Lesson 20. Capstone: A slice of life

 

For this challenge, you will build a simulation of underpopulation, overpopulation, and reproduction called Conway’s Game of Life (see mng.bz/xOyY). The simulation is played out on a two-dimensional grid of cells. As such, this challenge focuses on slices.

Each cell has eight adjacent cells in the horizontal, vertical, and diagonal directions. In each generation, cells live or die based on the number of living neighbors.

20.1. A new universe

For your first implementation of the Game of Life, limit the universe to a fixed size.

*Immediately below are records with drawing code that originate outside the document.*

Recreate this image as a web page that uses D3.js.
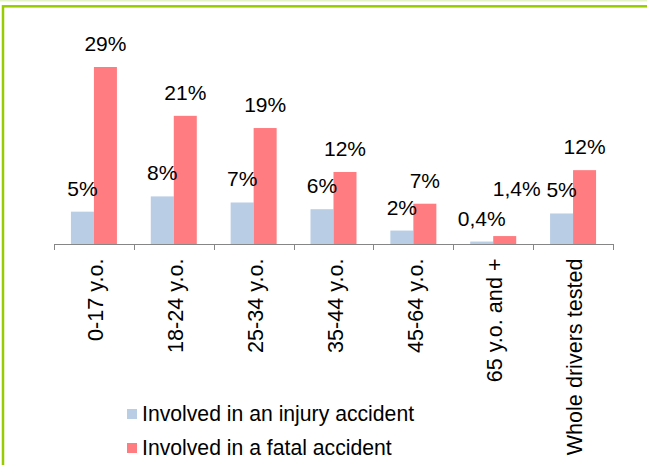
<!DOCTYPE html>
<html>
<head>
<meta charset="utf-8">
<script src="https://cdn.jsdelivr.net/npm/d3@7"></script>
<style>
  body { margin: 0; background: #fff; }
  text { font-family: "Liberation Sans", Arial, sans-serif; fill: #000; }
</style>
</head>
<body>
<div id="chart"></div>
<script>
// data
var categories = ["0-17 y.o.", "18-24 y.o.", "25-34 y.o.", "35-44 y.o.", "45-64 y.o.", "65 y.o. and +", "Whole drivers tested"];
var injury = [0.053, 0.078, 0.068, 0.057, 0.022, 0.004, 0.050];
var fatal = [0.29, 0.21, 0.19, 0.118, 0.066, 0.013, 0.121];
var injuryLabels = ["5%", "8%", "7%", "6%", "2%", "0,4%", "5%"];
var fatalLabels = ["29%", "21%", "19%", "12%", "7%", "1,4%", "12%"];
var seriesNames = ["Involved in an injury accident", "Involved in a fatal accident"];
var colors = ["#B9CDE5", "#FF7C80"];

var W = 647, H = 465;

var svg = d3.select("#chart")
  .append("svg")
    .attr("width", W)
    .attr("height", H);

// frame
svg.append("rect").attr("x", 0).attr("y", 0).attr("width", W).attr("height", 1.5).attr("fill", "#E4F3C6");
svg.append("rect")
  .attr("x", 3).attr("y", 6.3)
  .attr("width", W + 20).attr("height", H + 20)
  .attr("fill", "none")
  .attr("stroke", "#99CC00")
  .attr("stroke-width", 2.5);

var x = d3.scaleBand()
  .domain(categories)
  .range([54, 613]);

var y = d3.scaleLinear()
  .domain([0, 0.35])
  .range([244, 244 - 0.35 * 610.3]);

var bw = x.bandwidth() * 0.288;

var rows = categories.map(function(c, i) {
  return {cat: c, injury: injury[i], fatal: fatal[i], il: injuryLabels[i], fl: fatalLabels[i]};
});

// bars
var g = svg.selectAll(".grp")
  .data(rows)
  .enter()
  .append("g")
    .attr("class", "grp")
    .attr("transform", function(d) { return "translate(" + (x(d.cat) + x.bandwidth() / 2) + ",0)"; });

g.append("rect")
  .attr("x", -bw)
  .attr("y", function(d) { return y(d.injury); })
  .attr("width", bw)
  .attr("height", function(d) { return y(0) - y(d.injury); })
  .attr("fill", colors[0]);

g.append("rect")
  .attr("x", 0)
  .attr("y", function(d) { return y(d.fatal); })
  .attr("width", bw)
  .attr("height", function(d) { return y(0) - y(d.fatal); })
  .attr("fill", colors[1]);

// data labels
g.append("text")
  .attr("x", -bw / 2)
  .attr("y", function(d) { return y(d.injury) - 16; })
  .attr("text-anchor", "middle")
  .style("font-size", "21px")
  .text(function(d) { return d.il; });

// the 1,4% label was moved up/right in the original so it does not hit 0,4%
g.append("text")
  .attr("x", function(d, i) { return bw / 2 + (i == 5 ? 12 : 0); })
  .attr("y", function(d, i) { return y(d.fatal) - 16 - (i == 5 ? 24 : 0); })
  .attr("text-anchor", "middle")
  .style("font-size", "21px")
  .text(function(d) { return d.fl; });

// x axis
var xAxis = svg.append("g")
  .attr("transform", "translate(0," + y(0) + ")");

xAxis.append("line")
  .attr("x1", 54).attr("x2", 613)
  .attr("y1", 0.5).attr("y2", 0.5)
  .attr("stroke", "#868686");

xAxis.selectAll(".tick")
  .data(categories.concat([null]))
  .enter()
  .append("line")
    .attr("x1", function(d, i) { return Math.round(54 + i * x.step()) + 0.5; })
    .attr("x2", function(d, i) { return Math.round(54 + i * x.step()) + 0.5; })
    .attr("y1", 0)
    .attr("y2", 6)
    .attr("stroke", "#868686");

xAxis.selectAll(".lbl")
  .data(categories)
  .enter()
  .append("text")
    .attr("transform", function(d) { return "translate(" + (x(d) + x.bandwidth() / 2 + 1) + ",14.5) rotate(-90)"; })
    .attr("text-anchor", "end")
    .attr("dy", "0.38em")
    .style("font-size", "21.6px")
    .text(function(d) { return d; });

// legend
var legend = svg.selectAll(".leg")
  .data(seriesNames)
  .enter()
  .append("g")
    .attr("transform", function(d, i) { return "translate(127," + (409 + i * 34) + ")"; });

legend.append("rect")
  .attr("width", 10).attr("height", 10)
  .attr("fill", function(d, i) { return colors[i]; });

legend.append("text")
  .attr("x", 15)
  .attr("y", 12)
  .style("font-size", "21.2px")
  .text(function(d) { return d; });
</script>
</body>
</html>
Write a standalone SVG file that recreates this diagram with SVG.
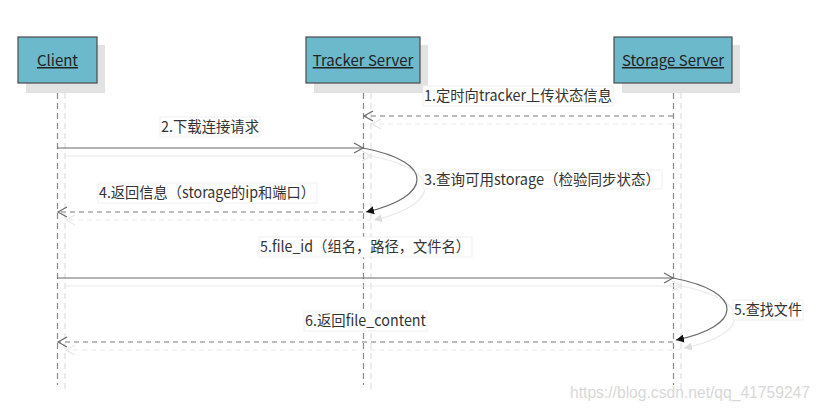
<svg xmlns="http://www.w3.org/2000/svg" width="823" height="410" viewBox="0 0 823 410">
<style>
.box{fill:#6cb9cc;stroke:#4a4a4a;stroke-width:1.2}
.shadow{fill:#e2e2e2}
.name{font-family:"Noto Sans CJK SC","Liberation Sans",sans-serif;font-size:15px;fill:#222;text-anchor:middle;text-decoration:underline}
.life{stroke:#8a8a8a;stroke-width:1.2;stroke-dasharray:6,4;fill:none}
.lifes{stroke:#e0e0e0;stroke-width:1.2;stroke-dasharray:6,4;fill:none}
.msg{stroke:#6a6a6a;stroke-width:1.2;fill:none}
.ret{stroke:#7a7a7a;stroke-width:1.2;stroke-dasharray:5,4;fill:none}
.sh{stroke:#eaeaea;stroke-width:1.2;fill:none}
.shd{stroke:#eaeaea;stroke-width:1.2;stroke-dasharray:5,4;fill:none}
.lbg{fill:#fff;stroke:#efefef;stroke-width:1}
.lbl{font-family:"Noto Sans CJK SC","Liberation Sans",sans-serif;font-size:15px;fill:#333}
.wm{font-family:"Liberation Sans",sans-serif;font-size:16px;fill:#d8d8d8}
</style>
<defs>
<marker id="open" markerWidth="12" markerHeight="12" refX="10" refY="6" orient="auto" markerUnits="userSpaceOnUse">
<path d="M1,1 L10,6 L1,11" fill="none" stroke="#6a6a6a" stroke-width="1.2"/>
</marker>
<marker id="opens" markerWidth="12" markerHeight="12" refX="10" refY="6" orient="auto" markerUnits="userSpaceOnUse">
<path d="M1,1 L10,6 L1,11" fill="none" stroke="#e6e6e6" stroke-width="1.2"/>
</marker>
<marker id="fill" markerWidth="10" markerHeight="10" refX="8" refY="5" orient="auto" markerUnits="userSpaceOnUse">
<path d="M0,1 L8,5 L0,9 Z" fill="#111"/>
</marker>
<marker id="fills" markerWidth="10" markerHeight="10" refX="8" refY="5" orient="auto" markerUnits="userSpaceOnUse">
<path d="M0,1 L8,5 L0,9 Z" fill="#ddd"/>
</marker>
</defs>

<g id="lifelines">
<line class="lifes" x1="65" y1="93" x2="65" y2="390"/>
<line class="lifes" x1="371" y1="93" x2="371" y2="390"/>
<line class="lifes" x1="681" y1="93" x2="681" y2="390"/>
<line class="life" x1="57.5" y1="83" x2="57.5" y2="385"/>
<line class="life" x1="363.5" y1="83" x2="363.5" y2="385"/>
<line class="life" x1="673.5" y1="83" x2="673.5" y2="385"/>
</g>

<g id="client">
<rect class="shadow" x="26" y="45" width="79" height="48"/>
<rect class="box" x="18" y="37" width="79" height="46"/>
<text class="name" x="57.5" y="66">Client</text>
</g>
<g id="tracker">
<rect class="shadow" x="314" y="45" width="114" height="48"/>
<rect class="box" x="306" y="37" width="114" height="46"/>
<text class="name" x="363" y="66">Tracker Server</text>
</g>
<g id="storage">
<rect class="shadow" x="622" y="45" width="118" height="48"/>
<rect class="box" x="614" y="37" width="118" height="46"/>
<text class="name" x="673" y="66">Storage Server</text>
</g>

<g id="connectors">
<line class="shd" x1="681" y1="124" x2="372" y2="124" marker-end="url(#opens)"/>
<line class="sh" x1="65" y1="156" x2="371" y2="156" marker-end="url(#opens)"/>
<path class="sh" d="M371,156 C445,170 440,205 374,220" marker-end="url(#fills)"/>
<line class="shd" x1="371" y1="220" x2="66" y2="220" marker-end="url(#opens)"/>
<line class="sh" x1="65" y1="286" x2="681" y2="286" marker-end="url(#opens)"/>
<path class="sh" d="M681,286 C755,300 750,335 684,348" marker-end="url(#fills)"/>
<line class="shd" x1="681" y1="350" x2="66" y2="350" marker-end="url(#opens)"/>
<line class="ret" x1="673" y1="116" x2="364" y2="116" marker-end="url(#open)"/>
<line class="msg" x1="57" y1="148" x2="363" y2="148" marker-end="url(#open)"/>
<path class="msg" d="M363,148 C437,162 432,197 366,212" marker-end="url(#fill)"/>
<line class="ret" x1="363" y1="212" x2="58" y2="212" marker-end="url(#open)"/>
<line class="msg" x1="57" y1="278" x2="673" y2="278" marker-end="url(#open)"/>
<path class="msg" d="M673,278 C747,292 742,327 676,340" marker-end="url(#fill)"/>
<line class="ret" x1="673" y1="342" x2="58" y2="342" marker-end="url(#open)"/>
</g>

<g id="labels">
<rect class="lbg" x="423" y="86" width="190" height="20"/>
<text class="lbl" x="424" y="101" textLength="188" lengthAdjust="spacingAndGlyphs">1.定时向tracker上传状态信息</text>
<rect class="lbg" x="160" y="117" width="100" height="20"/>
<text class="lbl" x="161" y="132" textLength="98" lengthAdjust="spacingAndGlyphs">2.下载连接请求</text>
<rect class="lbg" x="423" y="170" width="239" height="19"/>
<text class="lbl" x="424" y="185" textLength="236" lengthAdjust="spacingAndGlyphs">3.查询可用storage（检验同步状态）</text>
<rect class="lbg" x="98" y="183" width="219" height="20"/>
<text class="lbl" x="99" y="198" textLength="216" lengthAdjust="spacingAndGlyphs">4.返回信息（storage的ip和端口）</text>
<rect class="lbg" x="259" y="237" width="213" height="20"/>
<text class="lbl" x="260" y="252" textLength="210" lengthAdjust="spacingAndGlyphs">5.file_id（组名，路径，文件名）</text>
<rect class="lbg" x="733" y="300" width="70" height="20"/>
<text class="lbl" x="734" y="315" textLength="68" lengthAdjust="spacingAndGlyphs">5.查找文件</text>
<rect class="lbg" x="304" y="311" width="123" height="20"/>
<text class="lbl" x="305" y="326" textLength="121" lengthAdjust="spacingAndGlyphs">6.返回file_content</text>
</g>
<text class="wm" x="570" y="398" textLength="240" lengthAdjust="spacingAndGlyphs">https://blog.csdn.net/qq_41759247</text>
</svg>
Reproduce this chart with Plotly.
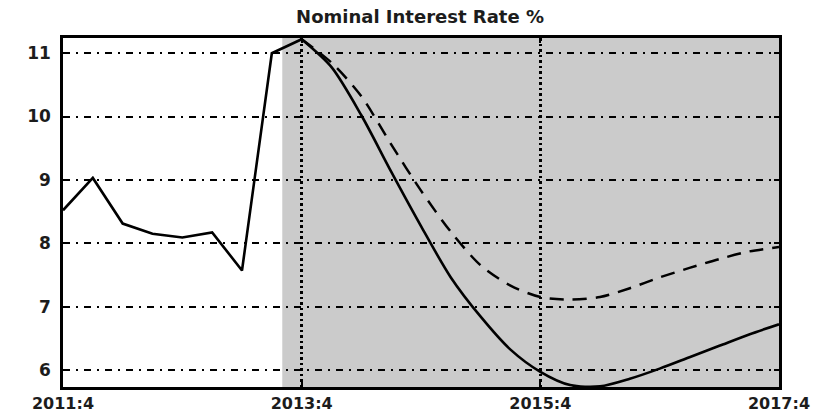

Decide on the dimensions of the grid and define some constants:

const (
    width  = 80
    height = 15
)

Next, define a Universe type to hold a two-dimensional field of cells. With a Boolean type, each cell will be either dead (false) or alive (true):

type Universe [][]bool

Uses slices rather than arrays so that a universe can be shared with, and modified by, functions or methods.

Note

Lesson 26 introduces pointers, an alternative that allows you to directly share arrays with functions and methods.

Write a NewUniverse function that uses make to allocate and return a Universe with height rows and width columns per row:

func NewUniverse() Universe

Freshly allocated slices will default to the zero value, which is false, so the universe begins empty.